* **GIVEN TASK**: Look through the lines below and extract each one that contains "with".

--- Begin AVAILABLE DATA ---

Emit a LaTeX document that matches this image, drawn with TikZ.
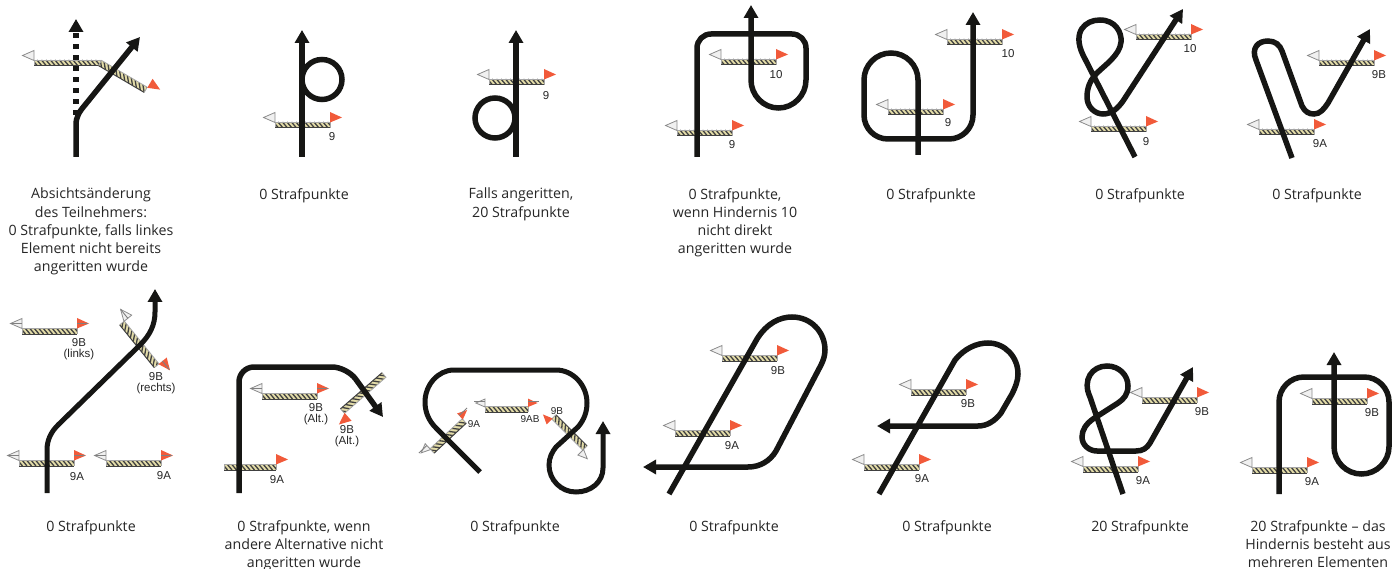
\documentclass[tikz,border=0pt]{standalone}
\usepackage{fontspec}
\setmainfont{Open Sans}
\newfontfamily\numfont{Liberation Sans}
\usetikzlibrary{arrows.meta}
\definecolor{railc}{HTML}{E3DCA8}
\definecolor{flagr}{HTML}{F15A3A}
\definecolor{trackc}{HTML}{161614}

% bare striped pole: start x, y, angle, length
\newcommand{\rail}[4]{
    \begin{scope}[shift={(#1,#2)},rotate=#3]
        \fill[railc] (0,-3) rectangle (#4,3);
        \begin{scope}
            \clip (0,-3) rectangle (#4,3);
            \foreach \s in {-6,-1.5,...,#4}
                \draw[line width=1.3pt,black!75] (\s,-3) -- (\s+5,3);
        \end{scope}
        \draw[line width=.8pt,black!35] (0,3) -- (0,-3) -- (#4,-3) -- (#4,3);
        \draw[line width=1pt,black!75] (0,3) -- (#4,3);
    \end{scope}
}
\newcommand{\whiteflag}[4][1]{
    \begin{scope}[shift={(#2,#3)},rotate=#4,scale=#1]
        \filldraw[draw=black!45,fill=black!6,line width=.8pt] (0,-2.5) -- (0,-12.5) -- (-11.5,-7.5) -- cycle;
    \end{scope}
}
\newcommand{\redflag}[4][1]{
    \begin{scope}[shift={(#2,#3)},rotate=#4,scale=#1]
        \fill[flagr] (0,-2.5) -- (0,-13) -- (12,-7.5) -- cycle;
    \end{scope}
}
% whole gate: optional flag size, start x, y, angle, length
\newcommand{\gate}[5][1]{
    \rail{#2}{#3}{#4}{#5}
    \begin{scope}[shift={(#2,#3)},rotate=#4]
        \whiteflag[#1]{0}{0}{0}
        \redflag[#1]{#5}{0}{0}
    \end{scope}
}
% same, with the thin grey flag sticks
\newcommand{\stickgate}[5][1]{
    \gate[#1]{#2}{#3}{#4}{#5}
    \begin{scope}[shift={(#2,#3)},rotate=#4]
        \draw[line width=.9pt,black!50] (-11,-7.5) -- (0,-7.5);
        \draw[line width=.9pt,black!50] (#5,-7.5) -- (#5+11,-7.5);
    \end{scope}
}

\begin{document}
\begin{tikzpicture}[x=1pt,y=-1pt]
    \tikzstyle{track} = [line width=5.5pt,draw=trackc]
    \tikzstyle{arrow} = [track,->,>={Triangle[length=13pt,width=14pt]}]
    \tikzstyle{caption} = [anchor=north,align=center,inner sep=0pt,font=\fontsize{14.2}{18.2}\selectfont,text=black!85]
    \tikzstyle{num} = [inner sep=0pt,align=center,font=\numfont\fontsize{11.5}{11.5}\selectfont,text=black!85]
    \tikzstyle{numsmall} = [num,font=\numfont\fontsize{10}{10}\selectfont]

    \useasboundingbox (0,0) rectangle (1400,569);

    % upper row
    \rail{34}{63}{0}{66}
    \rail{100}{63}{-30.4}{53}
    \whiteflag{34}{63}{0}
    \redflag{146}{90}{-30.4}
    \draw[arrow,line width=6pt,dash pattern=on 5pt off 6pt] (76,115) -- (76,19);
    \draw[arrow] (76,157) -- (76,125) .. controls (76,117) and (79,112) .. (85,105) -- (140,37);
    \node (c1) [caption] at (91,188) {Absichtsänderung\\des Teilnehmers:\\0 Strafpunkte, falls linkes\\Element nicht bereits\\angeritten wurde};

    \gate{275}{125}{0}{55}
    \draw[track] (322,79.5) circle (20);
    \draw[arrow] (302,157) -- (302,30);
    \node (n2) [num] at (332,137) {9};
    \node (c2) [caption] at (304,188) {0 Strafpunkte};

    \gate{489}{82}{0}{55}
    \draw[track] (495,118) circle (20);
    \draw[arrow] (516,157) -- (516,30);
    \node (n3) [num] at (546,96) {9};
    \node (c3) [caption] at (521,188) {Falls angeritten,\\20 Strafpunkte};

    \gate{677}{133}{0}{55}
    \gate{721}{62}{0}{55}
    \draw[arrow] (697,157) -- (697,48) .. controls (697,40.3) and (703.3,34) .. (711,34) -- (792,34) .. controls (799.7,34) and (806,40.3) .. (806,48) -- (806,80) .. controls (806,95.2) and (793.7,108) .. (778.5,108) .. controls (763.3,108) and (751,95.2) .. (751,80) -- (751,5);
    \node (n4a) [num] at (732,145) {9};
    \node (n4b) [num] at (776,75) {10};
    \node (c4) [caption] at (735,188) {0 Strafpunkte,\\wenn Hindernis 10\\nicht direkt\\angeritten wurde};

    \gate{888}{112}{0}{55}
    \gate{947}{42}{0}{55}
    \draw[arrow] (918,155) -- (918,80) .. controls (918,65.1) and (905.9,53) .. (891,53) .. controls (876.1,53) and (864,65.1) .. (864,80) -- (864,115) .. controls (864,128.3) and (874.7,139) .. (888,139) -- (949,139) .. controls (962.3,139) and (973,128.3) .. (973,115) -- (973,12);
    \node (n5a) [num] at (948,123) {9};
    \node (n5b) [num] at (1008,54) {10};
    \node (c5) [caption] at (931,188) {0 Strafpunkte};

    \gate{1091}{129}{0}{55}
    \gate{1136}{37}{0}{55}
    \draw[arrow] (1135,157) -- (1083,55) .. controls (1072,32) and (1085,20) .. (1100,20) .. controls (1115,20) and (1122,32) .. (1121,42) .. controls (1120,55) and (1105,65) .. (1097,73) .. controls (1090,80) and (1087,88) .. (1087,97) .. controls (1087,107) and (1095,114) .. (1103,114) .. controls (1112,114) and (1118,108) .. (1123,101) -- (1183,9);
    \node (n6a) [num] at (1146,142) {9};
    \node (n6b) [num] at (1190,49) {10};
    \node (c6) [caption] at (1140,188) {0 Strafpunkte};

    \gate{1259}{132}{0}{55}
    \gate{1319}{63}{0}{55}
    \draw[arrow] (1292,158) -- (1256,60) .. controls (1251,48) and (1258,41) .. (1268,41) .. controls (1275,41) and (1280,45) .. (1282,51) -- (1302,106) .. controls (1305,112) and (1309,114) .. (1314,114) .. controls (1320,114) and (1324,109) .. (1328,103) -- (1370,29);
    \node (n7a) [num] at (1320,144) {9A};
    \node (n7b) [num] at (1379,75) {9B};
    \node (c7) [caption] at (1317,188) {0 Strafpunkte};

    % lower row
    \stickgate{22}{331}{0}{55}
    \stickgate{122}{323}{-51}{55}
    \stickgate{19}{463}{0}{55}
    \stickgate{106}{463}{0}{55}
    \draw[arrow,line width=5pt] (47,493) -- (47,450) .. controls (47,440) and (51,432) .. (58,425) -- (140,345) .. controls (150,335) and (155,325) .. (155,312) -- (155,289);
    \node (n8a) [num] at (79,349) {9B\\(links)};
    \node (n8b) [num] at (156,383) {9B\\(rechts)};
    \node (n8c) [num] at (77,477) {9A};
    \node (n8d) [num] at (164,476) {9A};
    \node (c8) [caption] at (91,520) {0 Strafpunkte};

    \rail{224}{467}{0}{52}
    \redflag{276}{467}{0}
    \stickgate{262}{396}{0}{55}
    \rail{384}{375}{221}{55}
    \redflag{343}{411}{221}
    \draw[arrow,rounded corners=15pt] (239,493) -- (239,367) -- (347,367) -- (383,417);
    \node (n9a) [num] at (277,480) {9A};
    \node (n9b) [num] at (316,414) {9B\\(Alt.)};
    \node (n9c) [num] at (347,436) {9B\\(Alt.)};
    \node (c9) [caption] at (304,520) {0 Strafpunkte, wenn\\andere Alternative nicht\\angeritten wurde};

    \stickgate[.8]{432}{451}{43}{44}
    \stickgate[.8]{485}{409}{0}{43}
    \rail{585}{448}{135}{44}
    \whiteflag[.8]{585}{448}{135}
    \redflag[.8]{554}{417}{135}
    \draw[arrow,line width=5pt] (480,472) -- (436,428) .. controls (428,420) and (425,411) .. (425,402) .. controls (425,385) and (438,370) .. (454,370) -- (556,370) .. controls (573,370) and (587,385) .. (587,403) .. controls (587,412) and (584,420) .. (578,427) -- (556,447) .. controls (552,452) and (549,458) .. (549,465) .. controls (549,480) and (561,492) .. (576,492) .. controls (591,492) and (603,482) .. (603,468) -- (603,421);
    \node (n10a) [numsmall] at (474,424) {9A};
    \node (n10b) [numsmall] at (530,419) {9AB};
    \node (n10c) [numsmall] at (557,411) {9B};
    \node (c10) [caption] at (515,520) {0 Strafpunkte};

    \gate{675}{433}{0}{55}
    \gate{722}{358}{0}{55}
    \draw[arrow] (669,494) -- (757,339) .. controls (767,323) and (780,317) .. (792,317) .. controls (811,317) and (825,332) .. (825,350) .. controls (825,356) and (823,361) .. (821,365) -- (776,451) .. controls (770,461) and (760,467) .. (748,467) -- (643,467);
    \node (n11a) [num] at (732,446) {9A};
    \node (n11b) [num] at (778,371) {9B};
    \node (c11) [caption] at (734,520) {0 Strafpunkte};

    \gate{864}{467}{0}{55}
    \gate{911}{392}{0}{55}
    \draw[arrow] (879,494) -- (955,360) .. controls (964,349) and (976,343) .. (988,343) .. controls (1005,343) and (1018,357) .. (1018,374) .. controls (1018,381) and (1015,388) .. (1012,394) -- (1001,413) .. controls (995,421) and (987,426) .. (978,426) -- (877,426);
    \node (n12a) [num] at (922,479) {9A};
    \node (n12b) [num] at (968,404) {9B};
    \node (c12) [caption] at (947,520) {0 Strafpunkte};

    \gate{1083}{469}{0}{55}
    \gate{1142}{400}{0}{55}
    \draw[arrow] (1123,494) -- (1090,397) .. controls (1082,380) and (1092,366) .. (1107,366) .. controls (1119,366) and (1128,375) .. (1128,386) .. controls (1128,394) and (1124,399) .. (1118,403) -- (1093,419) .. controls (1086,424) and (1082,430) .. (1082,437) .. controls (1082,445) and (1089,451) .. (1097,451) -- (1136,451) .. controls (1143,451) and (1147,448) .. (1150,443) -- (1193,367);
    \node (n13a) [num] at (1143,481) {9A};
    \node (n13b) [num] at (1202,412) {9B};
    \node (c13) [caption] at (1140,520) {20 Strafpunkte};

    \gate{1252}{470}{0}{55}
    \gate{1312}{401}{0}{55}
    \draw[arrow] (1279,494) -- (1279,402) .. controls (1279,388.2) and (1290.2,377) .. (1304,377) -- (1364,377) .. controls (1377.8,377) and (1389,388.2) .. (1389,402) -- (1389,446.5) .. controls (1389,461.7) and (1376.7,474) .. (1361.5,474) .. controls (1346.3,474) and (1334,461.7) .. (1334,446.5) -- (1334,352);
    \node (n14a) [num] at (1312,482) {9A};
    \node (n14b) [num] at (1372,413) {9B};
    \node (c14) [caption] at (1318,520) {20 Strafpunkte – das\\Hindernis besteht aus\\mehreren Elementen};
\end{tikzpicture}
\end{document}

--- End AVAILABLE DATA ---

* **EXERCISE SOLUTION**:
Emit a LaTeX document that matches this image, drawn with TikZ.
% same, with the thin grey flag sticks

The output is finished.